One of the many party games I liked as a child was pass-the-parcel.  It is a seemingly simple game with the main prize hidden amongst many layers of wrapping paper. However, if we look carefully, we will notice the layers of paper are different in colour and design and the parcel carefully constructed. Again, every so often an unexpected small surprise is hidden within the folds. The process is accompanied by music which periodically stops, so that a new layer is unwrapped. Whilst there is a certain simplicity to the game the moment of discovery of a hidden gift fills the participant with wonder and joy. In a similar way married love is not unlike a vast ‘pass-the-parcel’, one which is experienced over a life-time.
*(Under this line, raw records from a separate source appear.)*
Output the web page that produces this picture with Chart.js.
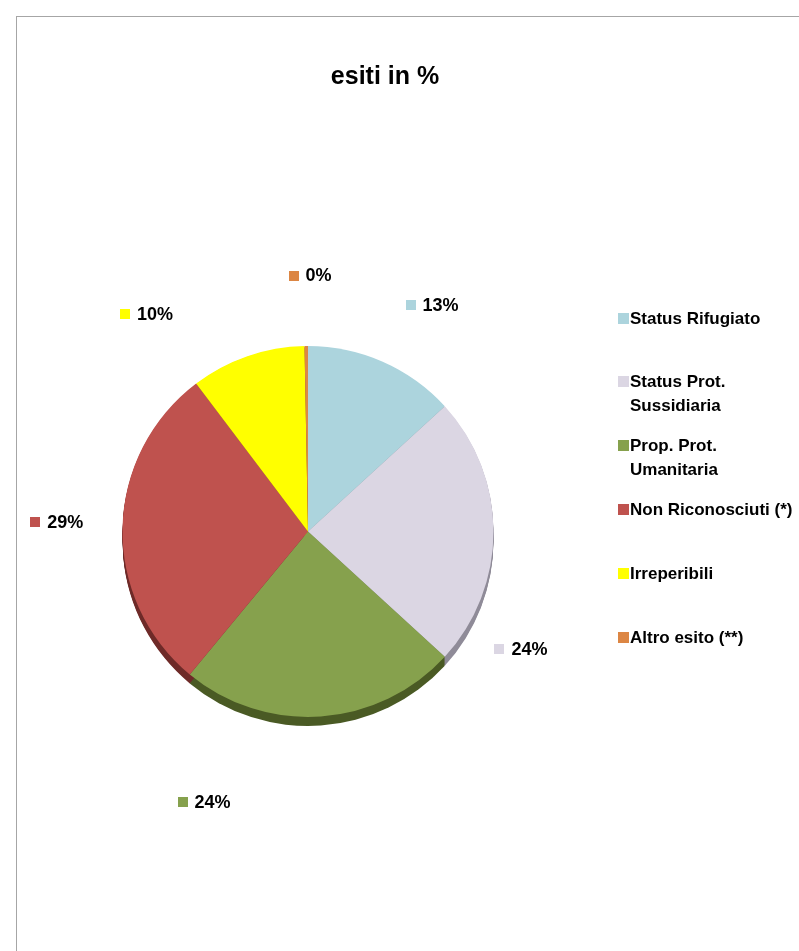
<!DOCTYPE html>
<html><head><meta charset="utf-8">
<script src="https://cdn.jsdelivr.net/npm/chart.js@4/dist/chart.umd.min.js"></script>
<style>
html,body{margin:0;padding:0;background:#fff;width:799px;height:951px;overflow:hidden}
#frame{position:absolute;left:16px;top:16px;width:900px;height:1000px;border:1px solid #a6a6a6;box-sizing:border-box}
#wrap{position:absolute;left:0;top:0;width:799px;height:951px}
</style></head><body>
<div id="frame"></div>
<div id="wrap"><canvas id="c" width="799" height="951"></canvas></div>
<script>
// ---- data ----
const chartTitle = "esiti in %";
const categories = ["Status Rifugiato", ["Status Prot.", "Sussidiaria"], ["Prop. Prot.", "Umanitaria"], "Non Riconosciuti (*)", "Irreperibili", "Altro esito (**)"];
const values = [13.2, 23.6, 24.2, 28.7, 10.0, 0.3];

// ---- styles ----
const sliceColors = ["#acd4dd", "#dbd6e3", "#86a14d", "#bf524e", "#ffff00", "#dc8644"];
const sideColors  = ["#6f9aa3", "#8f8b98", "#4a5a24", "#6e2a28", "#a3a300", "#8a5020"];
const labelAngleShift = [5, 28.8, 25, 1, -17.5, 1];      // degrees
const labelRadius     = [1.39, 1.31, 1.56, 1.355, 1.46, 1.38]; // x outer radius
const FONT = "'Liberation Sans', Arial, sans-serif";

const total = values.reduce((a, b) => a + b, 0);
const pctText = values.map(v => Math.round(v / total * 100) + "%");

const sidePlugin = {
  id: 'side3d',
  beforeDatasetsDraw(chart) {
    const ctx = chart.ctx;
    const meta = chart.getDatasetMeta(0);
    meta.data.forEach((arc, i) => {
      const p = arc.getProps(['x', 'y', 'startAngle', 'endAngle', 'outerRadius'], true);
      for (let k = 1; k <= 9; k++) {
        ctx.save();
        ctx.beginPath();
        ctx.moveTo(p.x, p.y + k);
        ctx.arc(p.x, p.y + k, p.outerRadius, p.startAngle, p.endAngle);
        ctx.closePath();
        ctx.fillStyle = sideColors[i];
        ctx.fill();
        ctx.restore();
      }
    });
  }
};

const labelPlugin = {
  id: 'pctLabels',
  afterDatasetsDraw(chart) {
    const ctx = chart.ctx;
    const meta = chart.getDatasetMeta(0);
    ctx.save();
    ctx.font = "bold 18px " + FONT;
    ctx.textBaseline = 'middle';
    meta.data.forEach((arc, i) => {
      const p = arc.getProps(['x', 'y', 'startAngle', 'endAngle', 'outerRadius'], true);
      const mid = (p.startAngle + p.endAngle) / 2 + labelAngleShift[i] * Math.PI / 180;
      const r = p.outerRadius * labelRadius[i];
      const cx = p.x + Math.cos(mid) * r;
      const cy = p.y + Math.sin(mid) * r;
      const tw = ctx.measureText(pctText[i]).width;
      const sq = 10, gap = 7;
      const w = sq + gap + tw;
      const x0 = cx - w / 2;
      ctx.fillStyle = sliceColors[i];
      ctx.fillRect(Math.round(x0), Math.round(cy - sq / 2), sq, sq);
      ctx.fillStyle = '#000';
      ctx.textAlign = 'left';
      ctx.fillText(pctText[i], x0 + sq + gap, cy + 1);
    });
    ctx.restore();
  }
};

const titleLegendPlugin = {
  id: 'titleLegend',
  afterDraw(chart) {
    const ctx = chart.ctx;
    ctx.save();
    ctx.fillStyle = '#000';
    ctx.font = "bold 25px " + FONT;
    ctx.textAlign = 'center';
    ctx.textBaseline = 'middle';
    ctx.fillText(chartTitle, 385, 77);
    // legend
    const lx = 618, top = 318, step = 63.8, lineH = 24, sq = 11;
    ctx.font = "bold 17px " + FONT;
    ctx.textAlign = 'left';
    categories.forEach((c, i) => {
      const lines = Array.isArray(c) ? c : [c];
      const y = top + i * step;
      ctx.fillStyle = sliceColors[i];
      ctx.fillRect(lx, Math.round(y - sq / 2), sq, sq);
      ctx.fillStyle = '#000';
      lines.forEach((ln, j) => ctx.fillText(ln, lx + sq + 1, y + 1 + j * lineH));
    });
    ctx.restore();
  }
};

new Chart(document.getElementById('c'), {
  type: 'pie',
  data: {
    labels: categories,
    datasets: [{
      data: values,
      backgroundColor: sliceColors,
      borderWidth: 0,
      hoverOffset: 0,
      offset: 0
    }]
  },
  options: {
    responsive: false,
    animation: false,
    events: [],
    layout: { padding: { left: 122, right: 305, top: 346, bottom: 234 } },
    plugins: {
      legend: { display: false },
      title: { display: false },
      tooltip: { enabled: false }
    }
  },
  plugins: [sidePlugin, labelPlugin, titleLegendPlugin]
});
</script>
</body></html>
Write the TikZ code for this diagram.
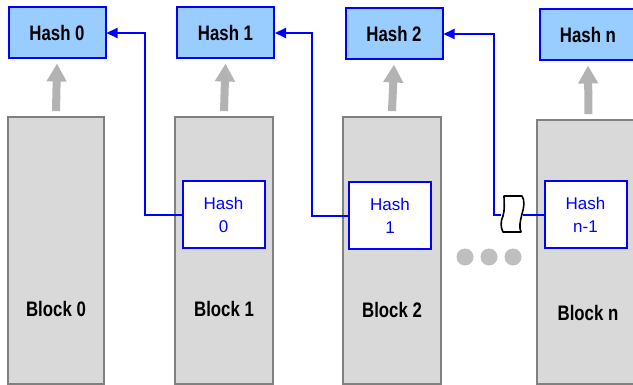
\documentclass[tikz,border=0pt]{standalone}
\usepackage{fontspec}
\setmainfont{Liberation Sans}
\newfontfamily\narrowsf[FakeStretch=0.8]{Liberation Sans}
\usetikzlibrary{arrows.meta}
\definecolor{hashfill}{HTML}{99CCFF}
\definecolor{chainblue}{HTML}{0000FF}
\definecolor{blockfill}{HTML}{D9D9D9}
\definecolor{blockline}{HTML}{808080}
\definecolor{feedgray}{HTML}{B3B3B3}
\definecolor{dotgray}{HTML}{BFBFBF}
\tikzset{
  hashbox/.style={draw=chainblue,fill=hashfill,line width=2pt,minimum width=97pt,minimum height=51pt,inner sep=0pt,font=\narrowsf\fontsize{21}{24}\selectfont\bfseries},
  blockbox/.style={draw=blockline,fill=blockfill,line width=1.8pt,inner sep=0pt},
  blocklabel/.style={font=\narrowsf\fontsize{21}{24}\selectfont\bfseries},
  prevhash/.style={draw=chainblue,fill=white,line width=2pt,minimum width=82pt,minimum height=67pt,inner sep=0pt,align=center,text=chainblue,font=\fontsize{17}{23}\selectfont},
  feed/.style={draw=feedgray,line width=8pt,-{Triangle[length=18pt,width=19pt]}},
  link/.style={draw=chainblue,line width=2pt,-{Triangle[length=11pt,width=10pt]}},
  breakmark/.style={draw=black,fill=white,line width=1.6pt,line join=round}
}
\begin{document}
\begin{tikzpicture}[x=1pt,y=-1pt]
\useasboundingbox (0,0) rectangle (633,385);
% blocks
\node[blockbox,minimum width=96pt,minimum height=267pt] (blk0) at (56,250.5) {};
\node[blockbox,minimum width=98pt,minimum height=267pt] (blk1) at (224,250.5) {};
\node[blockbox,minimum width=98pt,minimum height=267pt] (blk2) at (392,250.5) {};
\node[blockbox,minimum width=103pt,minimum height=264pt] (blkn) at (588.5,252) {};
\node[blocklabel] (lbl0) at (56,309) {Block 0};
\node[blocklabel] (lbl1) at (224,309) {Block 1};
\node[blocklabel] (lbl2) at (392,310) {Block 2};
\node[blocklabel] (lbln) at (588,313) {Block n};
% hashes on top
\node[hashbox] (hash0) at (57,33) {Hash 0};
\node[hashbox] (hash1) at (225.5,33) {Hash 1};
\node[hashbox] (hash2) at (394,34) {Hash 2};
\node[hashbox] (hashn) at (588,35) {Hash n};
\draw[feed] ([yshift=5pt]blk0.north) -- ([yshift=-4pt]hash0.south);
\draw[feed] ([yshift=5pt]blk1.north) -- ([yshift=-4pt]hash1.south);
\draw[feed] ([yshift=5pt]blk2.north) -- ([yshift=-4pt]hash2.south);
\draw[feed] ([yshift=5pt]blkn.north) -- ([yshift=-4pt]hashn.south);
% previous hash inside each block
\node[prevhash] (prev0) at (223.5,215) {Hash\\0};
\node[prevhash] (prev1) at (390,216) {Hash\\1};
\node[prevhash] (prevn) at (585.5,215) {Hash\\n-1};
\draw[link] (prev0.west) -- ++(-37,0) |- (hash0.east);
\draw[link] (prev1.west) -- ++(-36,0) |- (hash1.east);
% broken link and the gap
\node[inner sep=0pt,minimum width=22pt,minimum height=37pt] (brk) at (512,215) {};
\draw[breakmark] (504,196) -- (522,196)
  .. controls (525,200) and (524,208) .. (522,214)
  .. controls (520,221) and (519,228) .. (521,232)
  -- (503,232)
  .. controls (501,228) and (500,222) .. (503,216)
  .. controls (505,210) and (504,202) .. (504,196) -- cycle;
\draw[draw=chainblue,line width=2pt] (prevn.west) -- (brk.east);
\draw[link] (brk.west) -- ++(-7,0) |- (hash2.east);
\foreach \x in {465,489,513}
  \fill[dotgray] (\x,257) circle (8.5);
\end{tikzpicture}
\end{document}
At the World Meeting of Families in 2022 Pope Francis said that marriage is a gift, not a formality not a rule. 'You get married,' he said, 'because you want to base your marriage on the love of Christ, which is as firm as a rock. God offers the couple who fall in love the gift of marriage.' God lies between the layers of the relationship, within the folds of the parcel within which our relationship is being discovered and rediscovered.

When we first fall in love, we believe we have discovered the central prize at the heart of the wrapping paper. However, falling in love lies outside our control, whereas growing in love is the decision that enables us to unwrap aspects of our personal life and shared relationship. As we grow in mutual love and self-giving, we discover that the game of married love is more complex and nuanced than we could ever have imagined. There are those moments though when the music is discordant or we mishear the rhythm, tearing the layers and missing the gifts. Working through our mistakes and misunderstandings we rediscover the gift of married love unwrapping new layers of our mutual love, becoming more aware of ways in which we take delight in the giftedness and forgiveness of each other.

At the beginning of a new year, it is good to look back at the layers of our married love that have been revealed, the colours and the texture of our narrative, and to turn once again in excitement to know that in this life new layers remain yet to be discovered. Pope Francis went on to say that ‘Marriage is a marvellous gift, which contains the power of God’s own love: strong, enduring, faithful, ready to start over after every failure or moment of weakness’.

As the different layers are stripped away, we will discover that our unique parcel-of-love is filled with the delight of continually growing closer to one another and rediscovering how the prize at the heart of the parcel is constantly changing.